DIRECTIONS FOR THIS TASK
Skip all pictures, then print the remaining material exactly.

=== DATASET SECTION ===

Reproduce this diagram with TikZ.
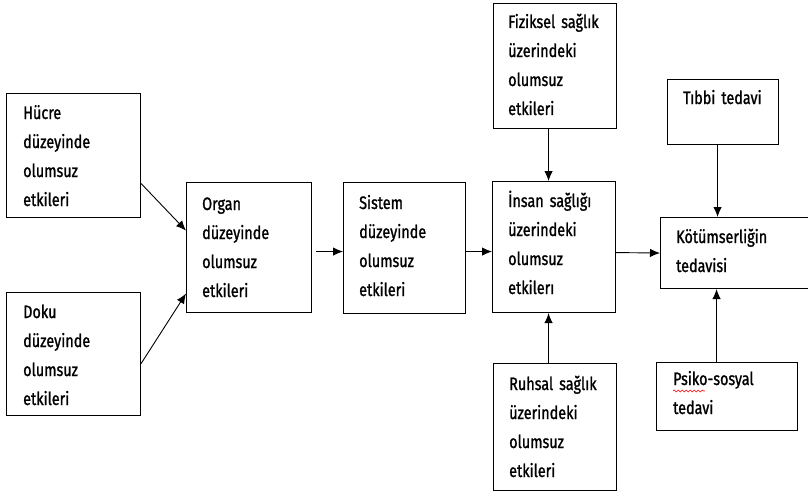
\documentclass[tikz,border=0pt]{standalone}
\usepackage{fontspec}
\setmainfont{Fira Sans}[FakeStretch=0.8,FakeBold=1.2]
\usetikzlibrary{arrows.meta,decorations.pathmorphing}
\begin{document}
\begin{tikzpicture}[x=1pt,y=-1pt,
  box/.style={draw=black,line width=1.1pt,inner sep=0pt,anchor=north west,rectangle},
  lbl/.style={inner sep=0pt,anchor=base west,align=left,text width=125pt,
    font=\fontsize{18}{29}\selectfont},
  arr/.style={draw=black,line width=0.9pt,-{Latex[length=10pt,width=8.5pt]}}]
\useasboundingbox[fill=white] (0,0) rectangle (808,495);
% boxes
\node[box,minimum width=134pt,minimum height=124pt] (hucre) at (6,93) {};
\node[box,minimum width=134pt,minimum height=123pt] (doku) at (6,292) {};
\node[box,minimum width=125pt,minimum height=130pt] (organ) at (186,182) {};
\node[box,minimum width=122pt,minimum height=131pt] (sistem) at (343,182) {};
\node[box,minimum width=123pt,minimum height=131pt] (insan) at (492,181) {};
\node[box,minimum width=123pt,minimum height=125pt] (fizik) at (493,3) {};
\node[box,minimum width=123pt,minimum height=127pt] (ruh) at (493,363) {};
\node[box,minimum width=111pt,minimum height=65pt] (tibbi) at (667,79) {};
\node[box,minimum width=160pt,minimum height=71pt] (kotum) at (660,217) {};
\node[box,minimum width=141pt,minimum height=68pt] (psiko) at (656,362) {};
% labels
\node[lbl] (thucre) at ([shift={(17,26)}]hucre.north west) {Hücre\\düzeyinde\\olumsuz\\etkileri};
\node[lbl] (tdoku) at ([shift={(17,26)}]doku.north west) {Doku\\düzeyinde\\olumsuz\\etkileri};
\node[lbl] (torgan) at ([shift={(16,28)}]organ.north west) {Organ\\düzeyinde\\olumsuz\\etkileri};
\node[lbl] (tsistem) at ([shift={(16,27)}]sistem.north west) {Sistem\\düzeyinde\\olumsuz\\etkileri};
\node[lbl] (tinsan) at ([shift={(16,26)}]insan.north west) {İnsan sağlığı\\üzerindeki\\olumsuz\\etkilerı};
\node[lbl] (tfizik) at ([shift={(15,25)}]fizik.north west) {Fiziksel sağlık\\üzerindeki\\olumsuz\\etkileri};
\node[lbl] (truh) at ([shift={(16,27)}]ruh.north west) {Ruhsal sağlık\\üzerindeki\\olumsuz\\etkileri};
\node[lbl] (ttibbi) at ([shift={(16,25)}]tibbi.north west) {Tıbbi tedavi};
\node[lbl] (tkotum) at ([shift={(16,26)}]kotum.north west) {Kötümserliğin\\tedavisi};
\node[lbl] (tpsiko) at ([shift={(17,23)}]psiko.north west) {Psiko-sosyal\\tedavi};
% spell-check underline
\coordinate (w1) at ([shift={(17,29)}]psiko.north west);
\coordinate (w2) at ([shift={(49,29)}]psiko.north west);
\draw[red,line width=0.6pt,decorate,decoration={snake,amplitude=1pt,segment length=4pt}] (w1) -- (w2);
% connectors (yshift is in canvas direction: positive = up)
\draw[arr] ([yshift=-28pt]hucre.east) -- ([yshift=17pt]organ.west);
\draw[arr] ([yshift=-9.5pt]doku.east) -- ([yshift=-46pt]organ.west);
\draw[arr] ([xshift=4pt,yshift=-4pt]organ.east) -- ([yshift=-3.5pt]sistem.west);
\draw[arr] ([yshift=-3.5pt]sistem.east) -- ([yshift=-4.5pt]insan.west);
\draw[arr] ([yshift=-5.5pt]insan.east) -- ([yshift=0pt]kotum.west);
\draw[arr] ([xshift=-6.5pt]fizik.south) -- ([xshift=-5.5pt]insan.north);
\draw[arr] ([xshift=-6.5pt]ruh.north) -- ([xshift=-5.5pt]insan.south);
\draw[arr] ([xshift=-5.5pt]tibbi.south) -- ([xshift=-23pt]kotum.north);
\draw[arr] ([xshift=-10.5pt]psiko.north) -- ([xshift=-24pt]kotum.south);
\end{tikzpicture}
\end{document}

===

ANSWER TO THIS EXERCISE
Reproduce this diagram with TikZ.
\documentclass[tikz,border=0pt]{standalone}
\usepackage{fontspec}
\setmainfont{Fira Sans}[FakeStretch=0.8,FakeBold=1.2]
\usetikzlibrary{arrows.meta,decorations.pathmorphing}
\begin{document}
\begin{tikzpicture}[x=1pt,y=-1pt,
  box/.style={draw=black,line width=1.1pt,inner sep=0pt,anchor=north west,rectangle},
  lbl/.style={inner sep=0pt,anchor=base west,align=left,text width=125pt,
    font=\fontsize{18}{29}\selectfont},
  arr/.style={draw=black,line width=0.9pt,-{Latex[length=10pt,width=8.5pt]}}]
\useasboundingbox[fill=white] (0,0) rectangle (808,495);
% boxes
\node[box,minimum width=134pt,minimum height=124pt] (hucre) at (6,93) {};
\node[box,minimum width=134pt,minimum height=123pt] (doku) at (6,292) {};
\node[box,minimum width=125pt,minimum height=130pt] (organ) at (186,182) {};
\node[box,minimum width=122pt,minimum height=131pt] (sistem) at (343,182) {};
\node[box,minimum width=123pt,minimum height=131pt] (insan) at (492,181) {};
\node[box,minimum width=123pt,minimum height=125pt] (fizik) at (493,3) {};
\node[box,minimum width=123pt,minimum height=127pt] (ruh) at (493,363) {};
\node[box,minimum width=111pt,minimum height=65pt] (tibbi) at (667,79) {};
\node[box,minimum width=160pt,minimum height=71pt] (kotum) at (660,217) {};
\node[box,minimum width=141pt,minimum height=68pt] (psiko) at (656,362) {};
% labels
\node[lbl] (thucre) at ([shift={(17,26)}]hucre.north west) {Hücre\\düzeyinde\\olumsuz\\etkileri};
\node[lbl] (tdoku) at ([shift={(17,26)}]doku.north west) {Doku\\düzeyinde\\olumsuz\\etkileri};
\node[lbl] (torgan) at ([shift={(16,28)}]organ.north west) {Organ\\düzeyinde\\olumsuz\\etkileri};
\node[lbl] (tsistem) at ([shift={(16,27)}]sistem.north west) {Sistem\\düzeyinde\\olumsuz\\etkileri};
\node[lbl] (tinsan) at ([shift={(16,26)}]insan.north west) {İnsan sağlığı\\üzerindeki\\olumsuz\\etkilerı};
\node[lbl] (tfizik) at ([shift={(15,25)}]fizik.north west) {Fiziksel sağlık\\üzerindeki\\olumsuz\\etkileri};
\node[lbl] (truh) at ([shift={(16,27)}]ruh.north west) {Ruhsal sağlık\\üzerindeki\\olumsuz\\etkileri};
\node[lbl] (ttibbi) at ([shift={(16,25)}]tibbi.north west) {Tıbbi tedavi};
\node[lbl] (tkotum) at ([shift={(16,26)}]kotum.north west) {Kötümserliğin\\tedavisi};
\node[lbl] (tpsiko) at ([shift={(17,23)}]psiko.north west) {Psiko-sosyal\\tedavi};
% spell-check underline
\coordinate (w1) at ([shift={(17,29)}]psiko.north west);
\coordinate (w2) at ([shift={(49,29)}]psiko.north west);
\draw[red,line width=0.6pt,decorate,decoration={snake,amplitude=1pt,segment length=4pt}] (w1) -- (w2);
% connectors (yshift is in canvas direction: positive = up)
\draw[arr] ([yshift=-28pt]hucre.east) -- ([yshift=17pt]organ.west);
\draw[arr] ([yshift=-9.5pt]doku.east) -- ([yshift=-46pt]organ.west);
\draw[arr] ([xshift=4pt,yshift=-4pt]organ.east) -- ([yshift=-3.5pt]sistem.west);
\draw[arr] ([yshift=-3.5pt]sistem.east) -- ([yshift=-4.5pt]insan.west);
\draw[arr] ([yshift=-5.5pt]insan.east) -- ([yshift=0pt]kotum.west);
\draw[arr] ([xshift=-6.5pt]fizik.south) -- ([xshift=-5.5pt]insan.north);
\draw[arr] ([xshift=-6.5pt]ruh.north) -- ([xshift=-5.5pt]insan.south);
\draw[arr] ([xshift=-5.5pt]tibbi.south) -- ([xshift=-23pt]kotum.north);
\draw[arr] ([xshift=-10.5pt]psiko.north) -- ([xshift=-24pt]kotum.south);
\end{tikzpicture}
\end{document}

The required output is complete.